The Greek 10-year Note hit a yield of 40% and caused the economy to crash under the weight of its mountain of debt and skyrocketing servicing costs. This led to an explicit and partial debt default of its obligations and a humongous European Central Bank bond-buying program that promised “to do whatever it takes” to bring down yields.
The Greek 10-year yield is now just 1.6%, even though the country’s National debt to GDP ratio has actually increased from 159% in 2012, to just under 200% today. How can this be? The answer is, Greek debt is once again in a gargantuan bubble, but this time around it is now and forever on the life support of ECB counterfeiting.
It is the same story in Portugal. Its 10-year Note yield shot up to an untenable 16% in 2012. But through the magic of the printing press it is now just under 0.25%. As incredible as that rate is, it exists even though Portugal’s National debt to GDP ratio is still over 120%; just about the same level it was back in 2012 when the market caused its rate to skyrocket.

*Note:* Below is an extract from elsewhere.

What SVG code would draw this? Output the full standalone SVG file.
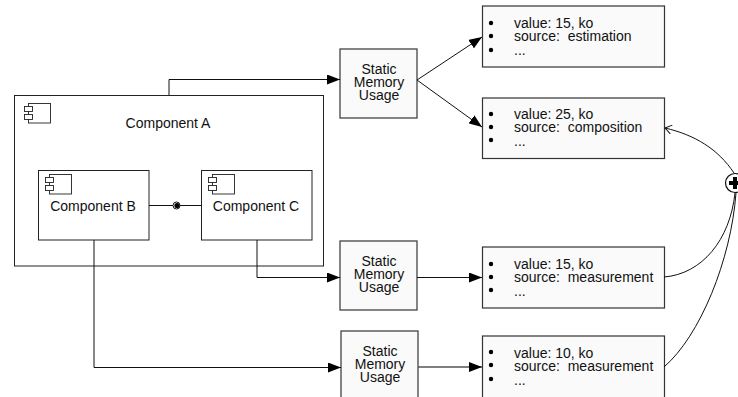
<svg xmlns="http://www.w3.org/2000/svg" width="738" height="397" viewBox="0 0 738 397">
<style>
text{font-family:"Liberation Sans",Arial,sans-serif;font-size:14px;fill:#111;white-space:pre}
.m{text-anchor:middle}
.box{fill:#fff;stroke:#222;stroke-width:1}
.fill{fill:#fafafa;stroke:#333;stroke-width:1.2}
.sm{fill:#fafafa;stroke:#444;stroke-width:1.3}
.c{fill:none;stroke:#111;stroke-width:1}
.d{fill:#000}
.ic{fill:#fff;stroke:#222;stroke-width:.9}
</style>
<defs>
<marker id="a" viewBox="0 0 13 10" refX="13" refY="5" markerWidth="13" markerHeight="10" markerUnits="userSpaceOnUse" orient="auto"><path d="M0 0L13 5L0 10Z" fill="#000"/></marker>
<marker id="o" viewBox="0 0 8 10" refX="7.500" refY="5" markerWidth="8" markerHeight="10" markerUnits="userSpaceOnUse" orient="auto"><path d="M1 .5L7.500 5L1 9.500" fill="none" stroke="#111"/></marker>
<g id="icon"><rect class="ic" x="4.500" y="0.500" width="22" height="19.500"/><rect class="ic" x="0.500" y="3.500" width="8" height="5"/><rect class="ic" x="0.500" y="11.500" width="8" height="5"/></g>
<g id="bul"><circle class="d" cx="0" cy="0" r="2.200"/></g>
</defs>

<g id="component-a"><rect class="box" x="14.500" y="95.500" width="309" height="170.500"/><use href="#icon" x="24" y="103"/><text class="m" x="168" y="128">Component A</text></g>
<g id="component-b"><rect class="box" x="38.500" y="170.500" width="110.500" height="69.500"/><use href="#icon" x="45" y="174"/><text class="m" x="93" y="211">Component B</text></g>
<g id="component-c"><rect class="box" x="201.500" y="170.500" width="110.500" height="69.500"/><use href="#icon" x="208" y="174"/><text class="m" x="256" y="211">Component C</text></g>

<g id="smu-1"><rect class="sm" x="340" y="49" width="77" height="69"/><text class="m" x="379" y="74">Static<tspan x="379" dy="13">Memory</tspan><tspan x="379" dy="13">Usage</tspan></text></g>
<g id="smu-2"><rect class="sm" x="340" y="241" width="77" height="69"/><text class="m" x="379" y="266">Static<tspan x="379" dy="13">Memory</tspan><tspan x="379" dy="13">Usage</tspan></text></g>
<g id="smu-3"><rect class="sm" x="341" y="331" width="77" height="70"/><text class="m" x="380" y="356">Static<tspan x="380" dy="13">Memory</tspan><tspan x="380" dy="13">Usage</tspan></text></g>

<g id="value-1"><rect class="fill" x="482.500" y="6" width="182" height="61"/><use href="#bul" x="491" y="23"/><use href="#bul" x="491" y="36"/><use href="#bul" x="491" y="50"/><text x="514" y="28">value: 15, ko<tspan x="514" dy="13">source:  estimation</tspan><tspan x="514" dy="14">...</tspan></text></g>
<g id="value-2"><rect class="fill" x="482.500" y="98" width="182" height="60.500"/><use href="#bul" x="491" y="114"/><use href="#bul" x="491" y="127"/><use href="#bul" x="491" y="140"/><text x="514" y="119">value: 25, ko<tspan x="514" dy="13">source:  composition</tspan><tspan x="514" dy="14">...</tspan></text></g>
<g id="value-3"><rect class="fill" x="482.500" y="247" width="182" height="61"/><use href="#bul" x="491" y="264"/><use href="#bul" x="491" y="277"/><use href="#bul" x="491" y="290"/><text x="514" y="269">value: 15, ko<tspan x="514" dy="13">source:  measurement</tspan><tspan x="514" dy="14">...</tspan></text></g>
<g id="value-4"><rect class="fill" x="482.500" y="336" width="182" height="65"/><use href="#bul" x="491" y="352"/><use href="#bul" x="491" y="365"/><use href="#bul" x="491" y="379"/><text x="514" y="358">value: 10, ko<tspan x="514" dy="13">source:  measurement</tspan><tspan x="514" dy="14">...</tspan></text></g>

<g id="connectors">
<path class="c" d="M169 95V79.500H340" marker-end="url(#a)"/>
<path class="c" d="M417 80L482 37" marker-end="url(#a)"/>
<path class="c" d="M417 80L482 127" marker-end="url(#a)"/>
<path class="c" d="M149 205.500H201.500"/>
<circle cx="176.500" cy="205.500" r="3.500" fill="#fff" stroke="#111"/><circle class="d" cx="177" cy="205.500" r="2.600"/>
<path class="c" d="M257 240V277.500H340" marker-end="url(#a)"/>
<path class="c" d="M94 240V367.500H341" marker-end="url(#a)"/>
<path class="c" d="M417 277.500H482" marker-end="url(#a)"/>
<path d="M418 367H482" fill="none" stroke="#555" stroke-width="1.300" marker-end="url(#a)"/>
<path class="c" d="M664 277C702 274 730 240 735 193"/>
<path class="c" d="M664 367C700 336 731 260 736 193"/>
<path class="c" d="M734 173C718 149 695 135 665 128" marker-end="url(#o)"/>
</g>
<g id="plus"><circle cx="735" cy="183" r="9.500" fill="#fff" stroke="#111" stroke-width="1.200"/><path d="M735 177V189M729 183H741" stroke="#000" stroke-width="4" fill="none"/></g>
</svg>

The U.S. deficit increased by 26% y/y and is now $1 trillion per annum. The annual deficits are projected by the CBO to be at least $1.2 trillion for the next decade. That is, if everything goes perfectly fine in the economy and rates stay at historic lows–and there is never another recession. For Mr. Powell and company, all this is viewed as being completely normal.
Debt is strangling growth
In addition, history has shown throughout the centuries that once an economy has more than a 90% total debt to GDP ratio, its economic growth becomes impaired. The total in the U.S. is now 330%, in the EU it is 450%, and Japan has over 600% total debt to GDP.
How did the entire developed world become so debt-dependent? The answer is simple: artificial interest rates provided by central banks have incentivized, facilitated and enabled governments to issue massive amounts of debt with impunity. Again, according to central bankers there is nothing to see here.

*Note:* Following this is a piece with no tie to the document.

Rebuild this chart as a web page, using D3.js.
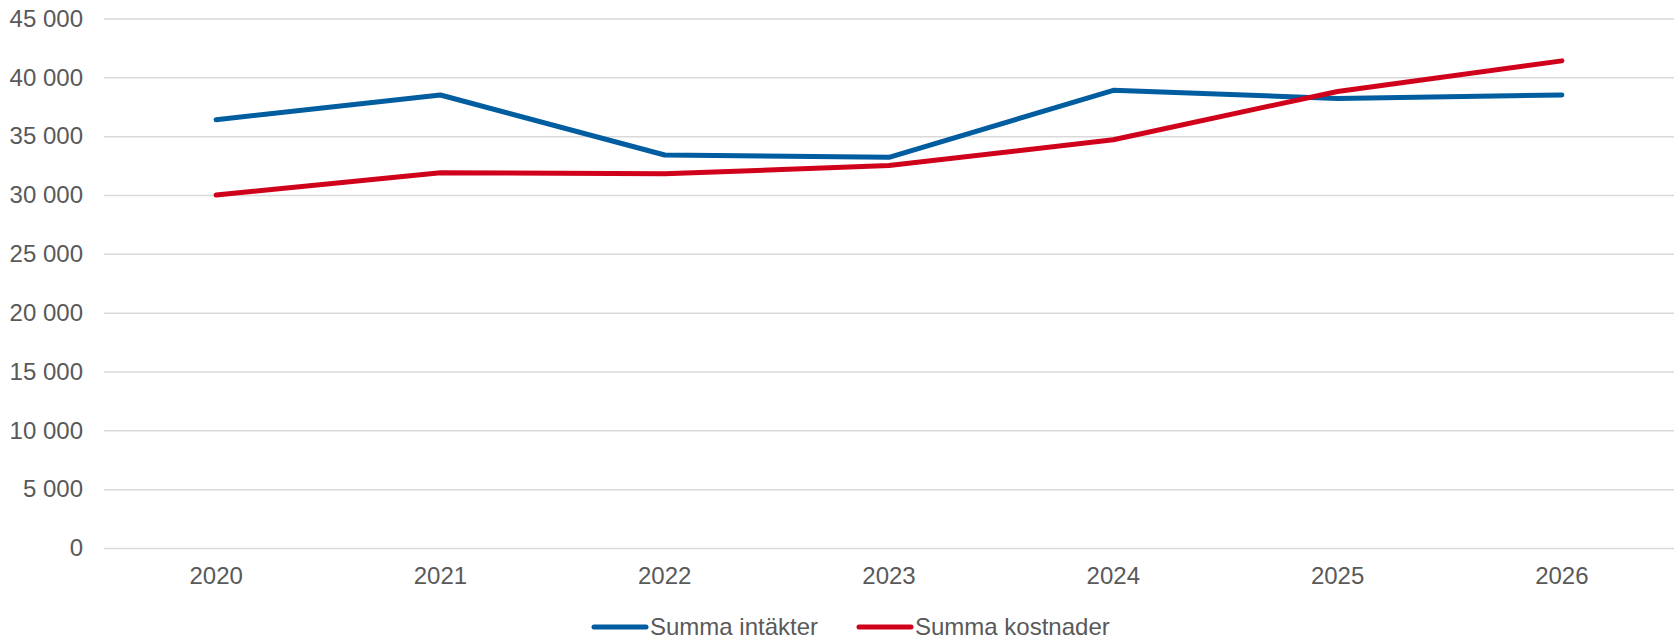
<!DOCTYPE html>
<html>
<head>
<meta charset="utf-8">
<script src="https://cdn.jsdelivr.net/npm/d3@7"></script>
<style>
  html, body { margin: 0; padding: 0; background: #ffffff; }
  svg { display: block; }
  text { font-family: "Liberation Sans", Arial, sans-serif; fill: #595959; }
</style>
</head>
<body>
<svg id="chart" width="1680" height="640"></svg>
<script>
const categories = ["2020", "2021", "2022", "2023", "2024", "2025", "2026"];
const intakter = [36400, 38500, 33400, 33200, 38900, 38200, 38500];
const kostnader = [30000, 31900, 31800, 32500, 34700, 38800, 41400];
const yTicks = [0, 5000, 10000, 15000, 20000, 25000, 30000, 35000, 40000, 45000];
const seriesNames = ["Summa intäkter", "Summa kostnader"];
const seriesColors = ["#005da0", "#d0021b"];

const svg = d3.select("#chart");
const margin = { left: 104, right: 6, top: 18.5, bottom: 92 };
const W = 1680, H = 640;

const x = d3.scaleBand().domain(categories).range([margin.left, W - margin.right]);
const y = d3.scaleLinear().domain([0, 45000]).range([H - margin.bottom, margin.top]);

const fmt = v => d3.format(",")(v).replace(/,/g, " ");

// gridlines
const yAxis = d3.axisLeft(y).tickValues(yTicks).tickSize(-(W - margin.left - margin.right)).tickFormat(fmt).tickPadding(21);
const gy = svg.append("g").attr("transform", `translate(${margin.left},0)`).call(yAxis);
gy.select(".domain").remove();
gy.selectAll(".tick line").attr("stroke", "#d9d9d9").attr("stroke-width", 1.5);
gy.selectAll(".tick text").attr("font-size", 24).attr("fill", "#595959")
  .style("font-family", "'Liberation Sans', Arial, sans-serif");

// x axis labels
const xAxis = d3.axisBottom(x).tickSize(0).tickPadding(19);
const gx = svg.append("g").attr("transform", `translate(0,${y(0)})`).call(xAxis);
gx.select(".domain").remove();
gx.selectAll(".tick text").attr("font-size", 24).attr("fill", "#595959")
  .style("font-family", "'Liberation Sans', Arial, sans-serif");

const line = d3.line().x((d, i) => x(categories[i]) + x.bandwidth() / 2).y(d => y(d));

[intakter, kostnader].forEach((s, k) => {
  svg.append("path").datum(s)
    .attr("d", line)
    .attr("fill", "none")
    .attr("stroke", seriesColors[k])
    .attr("stroke-width", 5)
    .attr("stroke-linecap", "round")
    .attr("stroke-linejoin", "round");
});

// legend
const legendY = 627;
const legendItems = [
  { x0: 594, name: seriesNames[0], color: seriesColors[0] },
  { x0: 859, name: seriesNames[1], color: seriesColors[1] }
];
legendItems.forEach(it => {
  svg.append("line").attr("x1", it.x0).attr("x2", it.x0 + 52)
    .attr("y1", legendY).attr("y2", legendY)
    .attr("stroke", it.color).attr("stroke-width", 5).attr("stroke-linecap", "round");
  svg.append("text").attr("x", it.x0 + 56).attr("y", legendY + 8)
    .attr("font-size", 24).text(it.name);
});
</script>
</body>
</html>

These are just a few of the many examples of market distortions arising from central banks artificially pushing yields into the sub-basement of history. Now they have destroyed the market-based pricing of fixed income and equities across the globe. These markets have now become wards of the state forever and ever amen.
The sad truth is that the entire artificial and tenuous construct of markets is predicated on interest rates that perpetually fall and never increase. As long as this baneful dynamic is in place, asset bubbles grow bigger, and debt levels rise. Thus, making the economy increasingly more dependent on lower and lower interest rates.
The problem is most central banks have already arrived at the zero-bound range and/or are in various stages of QE. Even the Fed only has one and half percentage points from running out of ammo to reduce borrowing costs and is already printing $60 billion per month in QE.
Hence, when (not if) the next economic contraction begins, money markets will once again freeze and the record number of zombie companies will begin laying off millions of employees as a result of being shut out of the credit market. Then, the global bubble in junk corporate debt will crater and cause panic in equity markets like never before in history.
According to the Fed and the deep-state on Wall Street, all is completely normal.
The China stock bubble burst 12 years ago, and the Shanghai exchange is still down 50% from that high. Japan’s bubble burst 30 years ago, and investors are still down 40%. Global central banks have set the table for a record implosion of markets and the major U.S. averages are by far the most overvalued. This is why it is imperative to model the dynamics in credit markets to ensure you can participate in the upside of stocks while the charade lasts. But most importantly, also avoid getting slaughtered like a passively managed pigeon once interest rates spike and the global credit bubble finally bursts.